Tasting notes: Caramel, raisin, cherry
Moon Roast Coffee Roasters, Hampshire
Coffee: Ethiopia – Ibrahim Hussien
Origin: Limmu Kossa, Jimma Zone, Oromia, Ethiopia
Background: Ibrahim Hussein owns a 200 hectare coffee farm in the Ethiopian town of Limmu Kossa. The farm is planted with the 74110 and 74165 varieties of coffee plant (from the Jimma Agricultural Research Centre) which have been selected for specific micro-regions, climates and altitudes. The coffee is grown under natural forest where Ibrahim has bee hives and fruit trees.
Ibrahim also buys cherry from over 300 out-growers who all have small farms in the area.
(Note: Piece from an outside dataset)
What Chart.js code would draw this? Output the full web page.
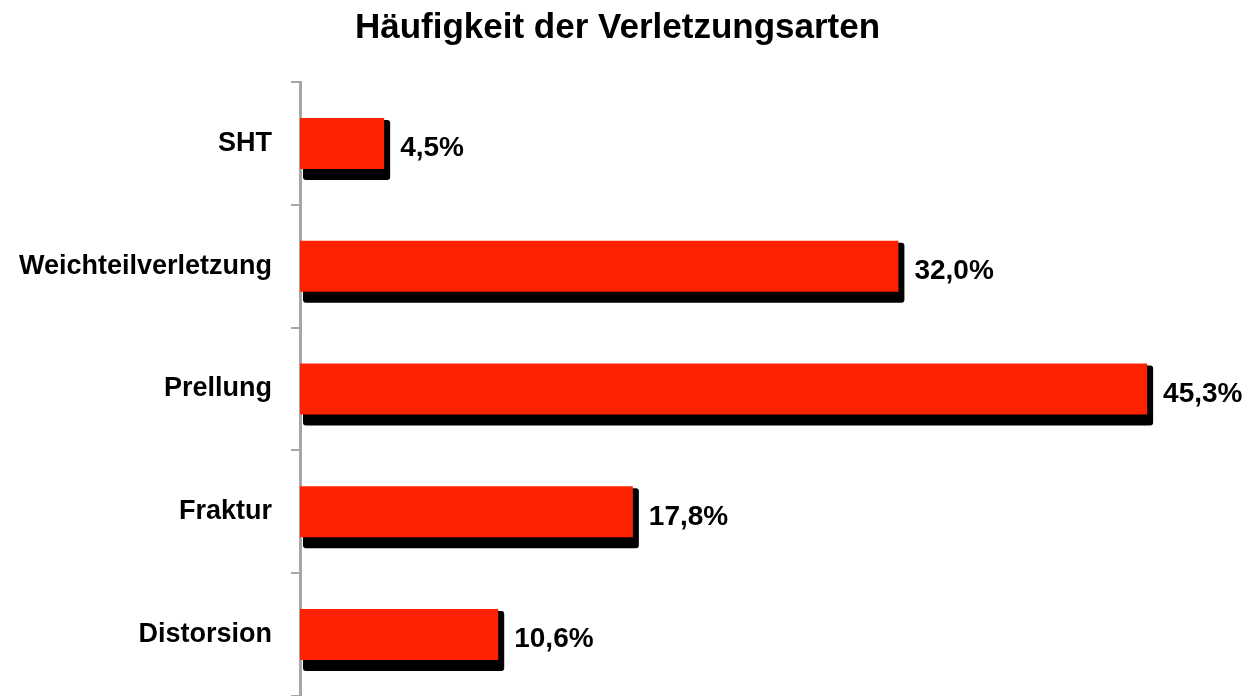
<!DOCTYPE html>
<html lang="de">
<head>
<meta charset="utf-8">
<title>Häufigkeit der Verletzungsarten</title>
<script src="https://cdn.jsdelivr.net/npm/chart.js@4.4.1/dist/chart.umd.min.js"></script>
<style>
  html, body { margin: 0; padding: 0; background: #fff; }
  #wrap { width: 1251px; height: 696px; position: relative; }
</style>
</head>
<body>
<div id="wrap"><canvas id="chart"></canvas></div>
<script>
// ── Data ────────────────────────────────────────────────────
const categories = ["SHT", "Weichteilverletzung", "Prellung", "Fraktur", "Distorsion"];
const shares = [4.5, 32.0, 45.3, 17.8, 10.6];
const chartTitle = "Häufigkeit der Verletzungsarten";

const FONT = "'Liberation Sans', Arial, sans-serif";

// black drop shadow behind each bar
const barShadow = {
  id: "barShadow",
  beforeDatasetsDraw(chart) {
    const { ctx } = chart;
    const meta = chart.getDatasetMeta(0);
    ctx.save();
    ctx.fillStyle = "#000";
    meta.data.forEach((bar) => {
      const h = bar.height;
      const left = bar.base + 3;
      const top = bar.y - h / 2 + 2;
      const w = bar.x + 6 - left;
      ctx.beginPath();
      ctx.roundRect(left, top, w, h + 9, 3);
      ctx.fill();
    });
    ctx.restore();
  },
};

// value labels right of the bars
const valueLabels = {
  id: "valueLabels",
  afterDatasetsDraw(chart) {
    const { ctx } = chart;
    const meta = chart.getDatasetMeta(0);
    ctx.save();
    ctx.fillStyle = "#000";
    ctx.font = `bold 28px ${FONT}`;
    ctx.textAlign = "left";
    ctx.textBaseline = "middle";
    meta.data.forEach((bar, i) => {
      const txt = shares[i].toFixed(1).replace(".", ",") + "%";
      ctx.fillText(txt, bar.x + 16, bar.y + 5);
    });
    ctx.restore();
  },
};

new Chart(document.getElementById("chart"), {
  type: "bar",
  data: {
    labels: categories,
    datasets: [{
      data: shares,
      backgroundColor: "#ff2200",
      borderWidth: 0,
      categoryPercentage: 1,
      barPercentage: 0.415,
    }],
  },
  options: {
    indexAxis: "y",
    responsive: true,
    maintainAspectRatio: false,
    animation: false,
    layout: { padding: { left: 0, right: 16, top: 0, bottom: 0 } },
    plugins: {
      legend: { display: false },
      tooltip: { enabled: false },
      title: {
        display: true,
        text: chartTitle,
        color: "#000",
        font: { family: FONT, size: 35, weight: "bold" },
        padding: { top: 7, bottom: 33 },
      },
    },
    scales: {
      x: { display: false, min: 0, max: 50 },
      y: {
        afterFit: (axis) => {
          axis.width = 300;
          axis.paddingTop = 0;
          axis.paddingBottom = 0;
        },
        border: { display: true, color: "#a6a6a6", width: 3 },
        grid: {
          display: true,
          offset: true,
          drawOnChartArea: false,
          drawTicks: true,
          tickLength: 9,
          color: "#a6a6a6",
          lineWidth: 2,
        },
        ticks: {
          color: "#000",
          padding: 19,
          font: { family: FONT, size: 27, weight: "bold" },
        },
      },
    },
  },
  plugins: [barShadow, valueLabels],
});
</script>
</body>
</html>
He keeps a list of out-growers with their basic information which he uses to track deliveries and maintain traceability for his lots. All the coffee is processed at Ibrahim’s farm and is dried on raised beds for around two weeks.
Tasting notes: Lime, bergamot, custard
The Bean Shop, Perth
Coffee: Kenya Peaberry Kissi
Varietal: SL-28, SL-34, Bourbon
Origin: Kangema, Kenya
Background: Kenya is well known for its highly organised network of coffee cooperatives. Its system produces remarkable consistency in growing methods, milling and auctioning across a web of about 150,000 growers, the majority of which are small-scale farmers. The topography of high-altitude plateaus in major Kenyan coffee regions combined with acidic soil provides excellent growing conditions for arabica beans.
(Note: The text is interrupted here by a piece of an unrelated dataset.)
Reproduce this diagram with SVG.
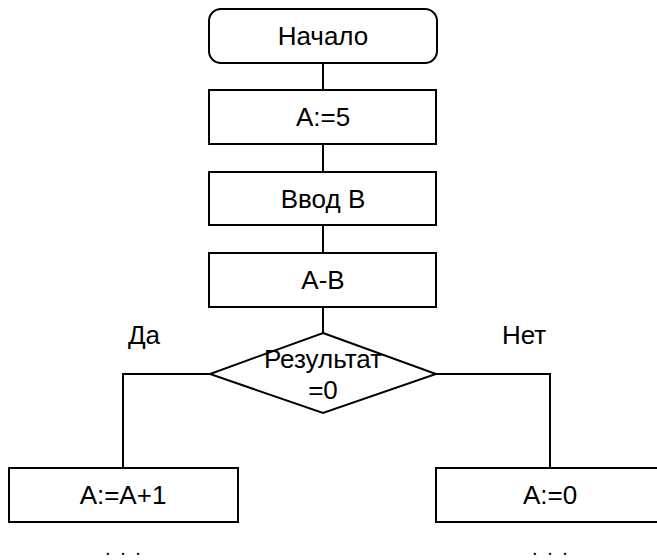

Peaberry, also known as caracoli, is a type of bean. The fruit of the coffee plant usually contains two seeds (beans) which develop with flattened facing sides, but sometimes only one of the two seeds is fertilised and the single seed develops with nothing to flatten it. This oval (or pea-shaped) bean is known as peaberry. Typically around 5 per cent of all beans harvested are of this form. Peaberry coffees are particularly associated with Tanzanian and Kenyan crops.
Tasting notes: Blackcurrant, stone fruit, sugarcane, nutmeg
Red Bank Coffee Roasters, Cumbria
Coffee: Huye Mountain
Varietal: Red Bourbon
Origin: Huye District, Southern Province, Rwanda
Background: Huye Mountain sprung to international fame with the release of 2014’s A Film About Coffee. The film tells the story of David Rubanzangabo who established the Huye Mountain washing station in 2011 with the aim of improving the quality of coffee grown in the region and, consequently, the plight of the smallholder farmers who grow it.
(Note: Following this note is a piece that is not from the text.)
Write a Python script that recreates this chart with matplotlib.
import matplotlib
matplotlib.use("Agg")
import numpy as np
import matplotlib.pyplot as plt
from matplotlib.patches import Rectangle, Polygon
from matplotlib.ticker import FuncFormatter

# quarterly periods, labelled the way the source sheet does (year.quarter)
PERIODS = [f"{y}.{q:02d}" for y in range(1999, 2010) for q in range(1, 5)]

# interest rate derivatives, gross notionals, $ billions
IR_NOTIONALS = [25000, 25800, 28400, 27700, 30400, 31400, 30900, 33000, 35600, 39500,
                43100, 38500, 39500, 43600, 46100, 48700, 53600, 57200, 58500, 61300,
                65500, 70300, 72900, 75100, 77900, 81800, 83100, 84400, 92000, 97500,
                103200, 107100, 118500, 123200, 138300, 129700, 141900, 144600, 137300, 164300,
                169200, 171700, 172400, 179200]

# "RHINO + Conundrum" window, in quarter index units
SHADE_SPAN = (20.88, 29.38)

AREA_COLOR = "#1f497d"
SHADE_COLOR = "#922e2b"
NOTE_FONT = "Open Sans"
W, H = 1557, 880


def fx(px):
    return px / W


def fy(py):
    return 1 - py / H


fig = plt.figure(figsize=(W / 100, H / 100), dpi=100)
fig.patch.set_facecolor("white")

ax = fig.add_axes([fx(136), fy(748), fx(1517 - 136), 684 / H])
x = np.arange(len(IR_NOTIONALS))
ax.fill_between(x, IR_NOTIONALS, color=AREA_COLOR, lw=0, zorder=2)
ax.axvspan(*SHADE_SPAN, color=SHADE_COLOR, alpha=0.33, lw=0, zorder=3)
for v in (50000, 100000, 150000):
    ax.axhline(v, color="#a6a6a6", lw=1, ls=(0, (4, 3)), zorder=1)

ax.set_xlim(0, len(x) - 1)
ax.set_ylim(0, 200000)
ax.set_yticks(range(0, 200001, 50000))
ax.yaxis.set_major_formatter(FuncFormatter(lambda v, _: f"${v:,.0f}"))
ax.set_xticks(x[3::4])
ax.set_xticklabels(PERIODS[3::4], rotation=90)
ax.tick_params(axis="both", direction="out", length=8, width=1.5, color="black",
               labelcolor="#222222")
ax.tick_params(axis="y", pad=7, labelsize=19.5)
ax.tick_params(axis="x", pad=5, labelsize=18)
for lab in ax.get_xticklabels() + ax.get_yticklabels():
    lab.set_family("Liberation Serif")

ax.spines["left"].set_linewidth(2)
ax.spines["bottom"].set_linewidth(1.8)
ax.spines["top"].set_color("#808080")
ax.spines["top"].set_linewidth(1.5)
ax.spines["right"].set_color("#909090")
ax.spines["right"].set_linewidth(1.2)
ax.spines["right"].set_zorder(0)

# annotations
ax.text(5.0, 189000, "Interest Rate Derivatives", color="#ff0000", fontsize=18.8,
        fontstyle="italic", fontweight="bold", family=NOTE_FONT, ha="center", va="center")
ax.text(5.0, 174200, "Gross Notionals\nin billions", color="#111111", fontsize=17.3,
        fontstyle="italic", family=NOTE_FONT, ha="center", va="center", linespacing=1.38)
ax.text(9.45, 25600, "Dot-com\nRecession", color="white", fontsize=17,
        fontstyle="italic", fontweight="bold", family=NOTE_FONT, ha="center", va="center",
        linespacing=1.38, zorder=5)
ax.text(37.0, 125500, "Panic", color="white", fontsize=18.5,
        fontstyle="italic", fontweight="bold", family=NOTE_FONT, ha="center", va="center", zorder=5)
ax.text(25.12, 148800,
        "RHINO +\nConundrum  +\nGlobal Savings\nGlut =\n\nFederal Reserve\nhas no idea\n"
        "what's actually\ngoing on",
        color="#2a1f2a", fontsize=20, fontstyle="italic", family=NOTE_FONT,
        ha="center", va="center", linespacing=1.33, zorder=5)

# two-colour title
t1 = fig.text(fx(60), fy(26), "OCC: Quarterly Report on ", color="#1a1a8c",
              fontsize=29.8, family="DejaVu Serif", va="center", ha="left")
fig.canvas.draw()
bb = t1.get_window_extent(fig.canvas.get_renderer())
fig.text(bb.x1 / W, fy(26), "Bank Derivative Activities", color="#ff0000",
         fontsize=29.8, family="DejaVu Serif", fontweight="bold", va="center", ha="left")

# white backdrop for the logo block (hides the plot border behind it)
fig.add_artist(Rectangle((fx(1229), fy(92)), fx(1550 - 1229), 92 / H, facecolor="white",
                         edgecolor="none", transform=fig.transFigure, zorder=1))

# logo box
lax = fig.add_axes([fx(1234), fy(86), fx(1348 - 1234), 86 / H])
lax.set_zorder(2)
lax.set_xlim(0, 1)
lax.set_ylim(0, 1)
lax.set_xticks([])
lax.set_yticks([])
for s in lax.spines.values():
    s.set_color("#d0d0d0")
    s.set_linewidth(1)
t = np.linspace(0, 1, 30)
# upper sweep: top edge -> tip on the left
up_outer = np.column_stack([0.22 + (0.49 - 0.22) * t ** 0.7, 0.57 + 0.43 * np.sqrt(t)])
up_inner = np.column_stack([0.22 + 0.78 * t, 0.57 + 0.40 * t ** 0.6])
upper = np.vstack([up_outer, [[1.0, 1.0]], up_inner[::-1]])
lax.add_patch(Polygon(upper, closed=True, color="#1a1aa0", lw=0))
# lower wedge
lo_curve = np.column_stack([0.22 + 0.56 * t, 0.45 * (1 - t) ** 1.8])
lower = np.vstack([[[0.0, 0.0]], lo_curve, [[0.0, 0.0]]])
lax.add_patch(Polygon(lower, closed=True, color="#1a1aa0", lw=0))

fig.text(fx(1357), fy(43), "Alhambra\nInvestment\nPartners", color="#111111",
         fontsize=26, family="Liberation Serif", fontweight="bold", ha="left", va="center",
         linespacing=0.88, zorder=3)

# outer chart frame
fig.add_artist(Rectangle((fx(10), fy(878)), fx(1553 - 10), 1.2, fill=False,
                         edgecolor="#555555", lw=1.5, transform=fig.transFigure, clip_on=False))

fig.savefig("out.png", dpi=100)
The team at Red Bank met David at Huye Mountain in 2017 and were hugely impressed by the processes he’s implemented to ensure that the coffee produced is of the highest quality. His drive for quality has brought about a big increase in the prices paid to local farmers. To encourage consistency of quality, David awards members whose coffees carry the highest cupping scores with prizes of cows (40 winners last year) and goats (60 winners last year). Such prizes make a huge difference to the lives of a farmers and their families as the animals will provide milk for around six years and a constant supply of organic fertiliser for the coffee trees.